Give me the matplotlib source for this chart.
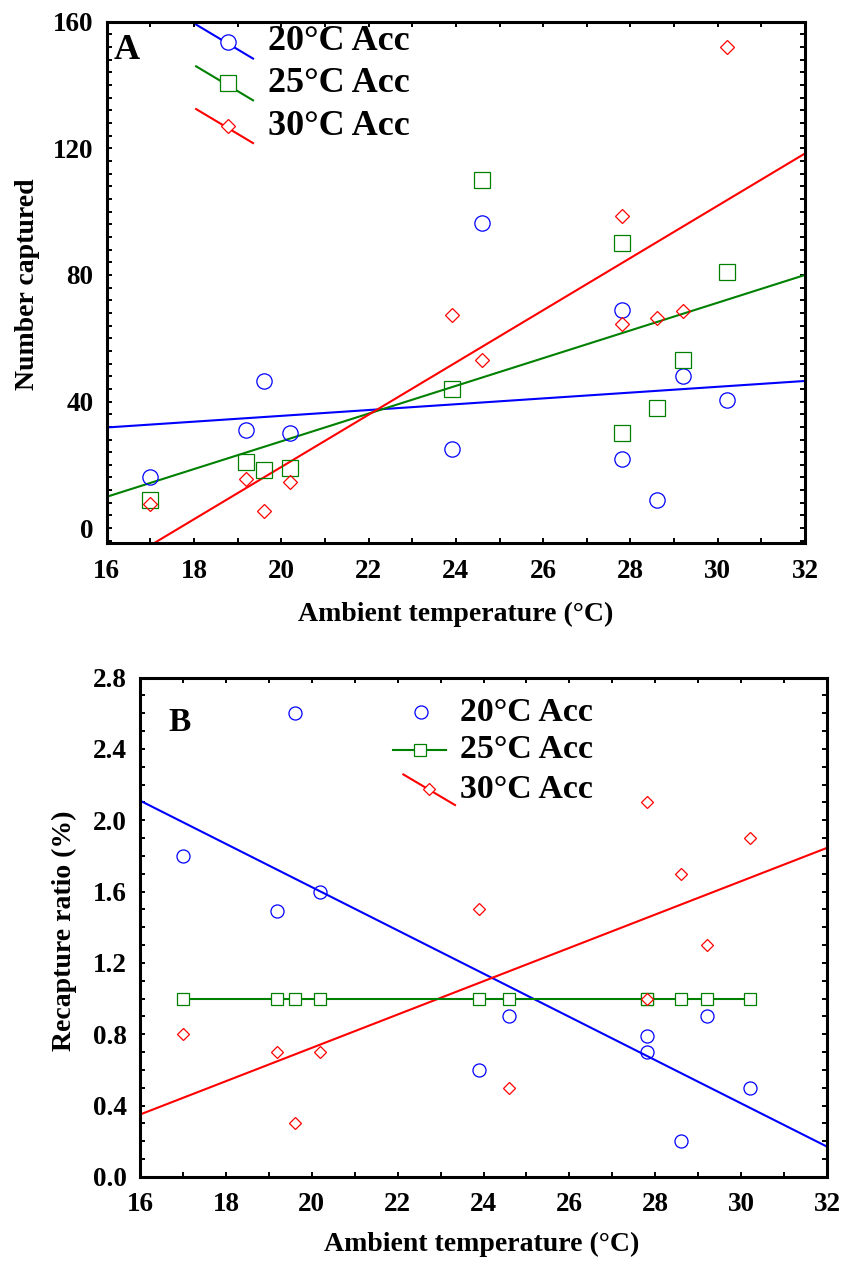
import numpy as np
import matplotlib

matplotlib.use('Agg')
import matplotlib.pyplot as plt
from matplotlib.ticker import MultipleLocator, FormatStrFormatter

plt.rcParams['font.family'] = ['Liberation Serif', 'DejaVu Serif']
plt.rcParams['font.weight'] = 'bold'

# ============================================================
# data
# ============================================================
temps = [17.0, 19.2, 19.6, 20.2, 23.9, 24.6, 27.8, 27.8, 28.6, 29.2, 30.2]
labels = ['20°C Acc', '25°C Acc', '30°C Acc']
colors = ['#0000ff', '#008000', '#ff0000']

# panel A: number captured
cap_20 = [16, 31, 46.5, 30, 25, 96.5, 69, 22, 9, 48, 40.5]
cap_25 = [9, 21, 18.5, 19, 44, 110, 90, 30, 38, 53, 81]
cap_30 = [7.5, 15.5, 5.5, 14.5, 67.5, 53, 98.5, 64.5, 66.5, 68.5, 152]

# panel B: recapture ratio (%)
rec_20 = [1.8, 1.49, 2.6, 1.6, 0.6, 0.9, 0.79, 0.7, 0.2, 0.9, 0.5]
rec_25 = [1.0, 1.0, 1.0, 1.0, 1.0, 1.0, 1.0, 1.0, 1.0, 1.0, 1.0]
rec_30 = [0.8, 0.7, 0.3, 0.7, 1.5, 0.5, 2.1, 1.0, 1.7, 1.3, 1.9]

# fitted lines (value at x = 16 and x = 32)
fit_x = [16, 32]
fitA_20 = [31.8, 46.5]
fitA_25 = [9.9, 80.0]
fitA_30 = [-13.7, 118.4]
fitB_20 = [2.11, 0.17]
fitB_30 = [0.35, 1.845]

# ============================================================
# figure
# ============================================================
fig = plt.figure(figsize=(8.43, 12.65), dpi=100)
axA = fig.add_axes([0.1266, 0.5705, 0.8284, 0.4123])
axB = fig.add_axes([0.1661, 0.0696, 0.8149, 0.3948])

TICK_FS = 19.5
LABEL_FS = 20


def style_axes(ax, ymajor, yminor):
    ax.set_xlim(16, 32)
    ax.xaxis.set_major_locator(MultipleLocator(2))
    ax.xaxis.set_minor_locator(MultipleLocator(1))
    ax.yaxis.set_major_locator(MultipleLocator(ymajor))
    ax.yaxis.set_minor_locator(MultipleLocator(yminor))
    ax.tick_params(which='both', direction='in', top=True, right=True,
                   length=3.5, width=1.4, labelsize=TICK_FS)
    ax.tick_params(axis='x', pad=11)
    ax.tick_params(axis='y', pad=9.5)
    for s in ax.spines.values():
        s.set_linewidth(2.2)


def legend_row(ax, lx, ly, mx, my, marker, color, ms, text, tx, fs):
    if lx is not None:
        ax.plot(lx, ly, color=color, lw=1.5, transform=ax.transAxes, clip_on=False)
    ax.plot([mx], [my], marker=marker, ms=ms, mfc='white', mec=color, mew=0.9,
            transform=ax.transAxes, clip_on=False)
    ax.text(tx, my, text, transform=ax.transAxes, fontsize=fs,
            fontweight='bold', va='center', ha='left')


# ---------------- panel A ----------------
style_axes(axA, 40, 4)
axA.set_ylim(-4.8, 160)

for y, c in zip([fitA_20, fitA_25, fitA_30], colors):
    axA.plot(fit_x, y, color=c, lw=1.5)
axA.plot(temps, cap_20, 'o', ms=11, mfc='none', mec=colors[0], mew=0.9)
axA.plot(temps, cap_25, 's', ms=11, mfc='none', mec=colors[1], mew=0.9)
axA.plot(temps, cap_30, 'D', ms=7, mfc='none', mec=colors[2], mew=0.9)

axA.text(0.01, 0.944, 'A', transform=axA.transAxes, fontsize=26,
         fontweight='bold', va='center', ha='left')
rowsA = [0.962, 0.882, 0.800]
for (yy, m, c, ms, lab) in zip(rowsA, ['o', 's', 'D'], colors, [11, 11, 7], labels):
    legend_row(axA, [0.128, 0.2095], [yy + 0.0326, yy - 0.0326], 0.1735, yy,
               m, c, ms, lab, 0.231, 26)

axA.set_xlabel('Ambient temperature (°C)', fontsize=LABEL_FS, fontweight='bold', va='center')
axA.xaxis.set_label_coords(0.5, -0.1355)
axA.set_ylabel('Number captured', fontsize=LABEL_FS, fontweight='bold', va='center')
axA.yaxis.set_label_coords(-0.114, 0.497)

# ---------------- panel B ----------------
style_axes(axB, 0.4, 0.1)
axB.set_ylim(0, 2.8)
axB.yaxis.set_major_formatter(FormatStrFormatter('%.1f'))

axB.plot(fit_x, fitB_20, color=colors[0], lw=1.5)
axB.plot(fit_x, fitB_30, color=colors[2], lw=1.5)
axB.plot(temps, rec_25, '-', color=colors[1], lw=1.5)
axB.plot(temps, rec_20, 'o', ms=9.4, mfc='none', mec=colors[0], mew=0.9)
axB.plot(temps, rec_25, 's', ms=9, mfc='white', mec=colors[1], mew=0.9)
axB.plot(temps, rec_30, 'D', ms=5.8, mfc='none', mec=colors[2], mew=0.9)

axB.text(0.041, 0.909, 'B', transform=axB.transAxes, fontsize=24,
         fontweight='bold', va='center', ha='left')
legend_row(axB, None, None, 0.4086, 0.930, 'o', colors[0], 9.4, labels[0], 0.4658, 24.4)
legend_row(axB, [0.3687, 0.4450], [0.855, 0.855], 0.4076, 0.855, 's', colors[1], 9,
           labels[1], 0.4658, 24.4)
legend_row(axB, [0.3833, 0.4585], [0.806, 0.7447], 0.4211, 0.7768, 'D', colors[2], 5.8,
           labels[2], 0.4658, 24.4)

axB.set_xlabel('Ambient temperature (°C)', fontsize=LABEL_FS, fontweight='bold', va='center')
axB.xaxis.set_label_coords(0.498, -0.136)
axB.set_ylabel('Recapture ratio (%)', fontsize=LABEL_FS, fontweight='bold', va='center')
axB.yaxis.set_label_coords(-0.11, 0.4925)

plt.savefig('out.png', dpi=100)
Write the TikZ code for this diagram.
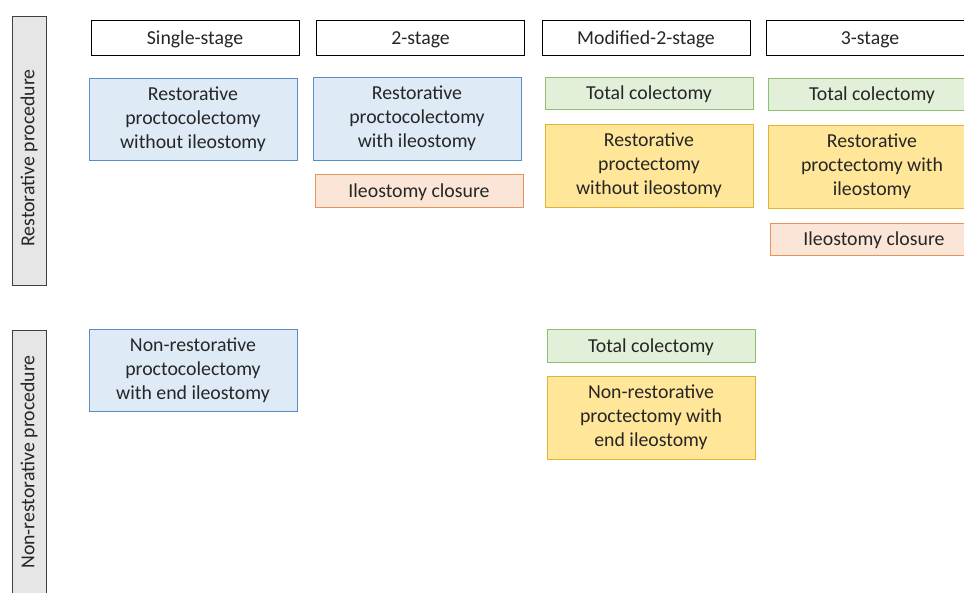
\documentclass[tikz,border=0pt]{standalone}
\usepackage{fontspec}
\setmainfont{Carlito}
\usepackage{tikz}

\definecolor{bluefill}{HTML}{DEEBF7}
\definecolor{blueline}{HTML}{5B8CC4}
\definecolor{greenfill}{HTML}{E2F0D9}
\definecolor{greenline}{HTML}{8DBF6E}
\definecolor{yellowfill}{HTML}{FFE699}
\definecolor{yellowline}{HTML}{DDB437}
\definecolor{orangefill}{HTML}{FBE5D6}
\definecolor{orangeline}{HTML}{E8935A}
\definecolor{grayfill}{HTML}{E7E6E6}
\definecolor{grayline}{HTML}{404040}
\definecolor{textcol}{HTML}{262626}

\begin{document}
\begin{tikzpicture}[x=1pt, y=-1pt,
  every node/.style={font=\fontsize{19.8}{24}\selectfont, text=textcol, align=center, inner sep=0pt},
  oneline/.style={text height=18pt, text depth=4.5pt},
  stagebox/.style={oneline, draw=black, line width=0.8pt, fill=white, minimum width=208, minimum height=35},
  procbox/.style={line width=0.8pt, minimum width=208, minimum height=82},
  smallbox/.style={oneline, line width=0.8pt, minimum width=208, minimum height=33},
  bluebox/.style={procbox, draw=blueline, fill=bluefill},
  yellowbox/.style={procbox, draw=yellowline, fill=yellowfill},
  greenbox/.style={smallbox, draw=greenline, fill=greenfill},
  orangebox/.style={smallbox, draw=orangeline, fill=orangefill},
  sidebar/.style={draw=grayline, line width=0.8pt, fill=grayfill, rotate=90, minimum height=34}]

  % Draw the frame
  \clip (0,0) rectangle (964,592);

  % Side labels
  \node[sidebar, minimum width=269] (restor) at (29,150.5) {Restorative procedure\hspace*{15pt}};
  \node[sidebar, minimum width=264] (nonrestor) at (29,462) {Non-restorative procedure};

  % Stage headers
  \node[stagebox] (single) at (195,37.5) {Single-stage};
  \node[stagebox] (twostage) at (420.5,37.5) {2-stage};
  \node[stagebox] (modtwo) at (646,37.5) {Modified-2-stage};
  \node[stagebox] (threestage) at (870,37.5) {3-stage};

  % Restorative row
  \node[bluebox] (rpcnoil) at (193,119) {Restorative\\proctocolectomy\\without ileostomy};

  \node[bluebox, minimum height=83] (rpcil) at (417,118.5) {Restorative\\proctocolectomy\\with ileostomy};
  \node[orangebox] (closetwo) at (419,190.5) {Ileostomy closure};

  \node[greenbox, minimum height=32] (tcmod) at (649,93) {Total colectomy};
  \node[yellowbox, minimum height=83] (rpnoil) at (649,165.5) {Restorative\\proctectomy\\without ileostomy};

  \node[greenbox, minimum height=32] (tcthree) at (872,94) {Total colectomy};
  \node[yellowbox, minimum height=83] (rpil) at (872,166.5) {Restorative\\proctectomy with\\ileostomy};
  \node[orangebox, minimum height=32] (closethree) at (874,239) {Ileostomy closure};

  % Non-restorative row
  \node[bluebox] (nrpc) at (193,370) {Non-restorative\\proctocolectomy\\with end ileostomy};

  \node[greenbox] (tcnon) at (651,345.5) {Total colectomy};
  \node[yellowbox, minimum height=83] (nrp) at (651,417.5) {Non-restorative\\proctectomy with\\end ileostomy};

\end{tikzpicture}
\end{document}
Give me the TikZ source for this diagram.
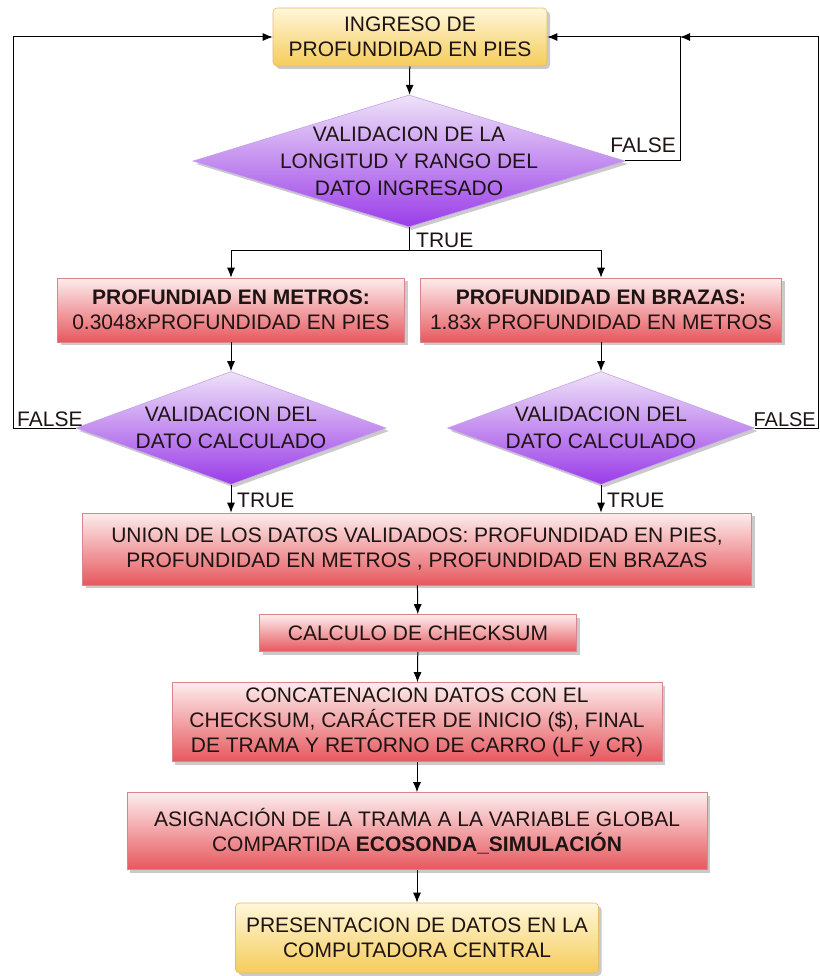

*WHAT THE TASK REQUIRES*. Without the pictures, write out the lines from the beginning of the entries through the line with "colors = ['#0000ff', '#008000', '#ff0000']".

*ANSWER TO THIS PROBLEM*.
Give me the matplotlib source for this chart.
import numpy as np
import matplotlib

matplotlib.use('Agg')
import matplotlib.pyplot as plt
from matplotlib.ticker import MultipleLocator, FormatStrFormatter

plt.rcParams['font.family'] = ['Liberation Serif', 'DejaVu Serif']
plt.rcParams['font.weight'] = 'bold'

# ============================================================
# data
# ============================================================
temps = [17.0, 19.2, 19.6, 20.2, 23.9, 24.6, 27.8, 27.8, 28.6, 29.2, 30.2]
labels = ['20°C Acc', '25°C Acc', '30°C Acc']
colors = ['#0000ff', '#008000', '#ff0000']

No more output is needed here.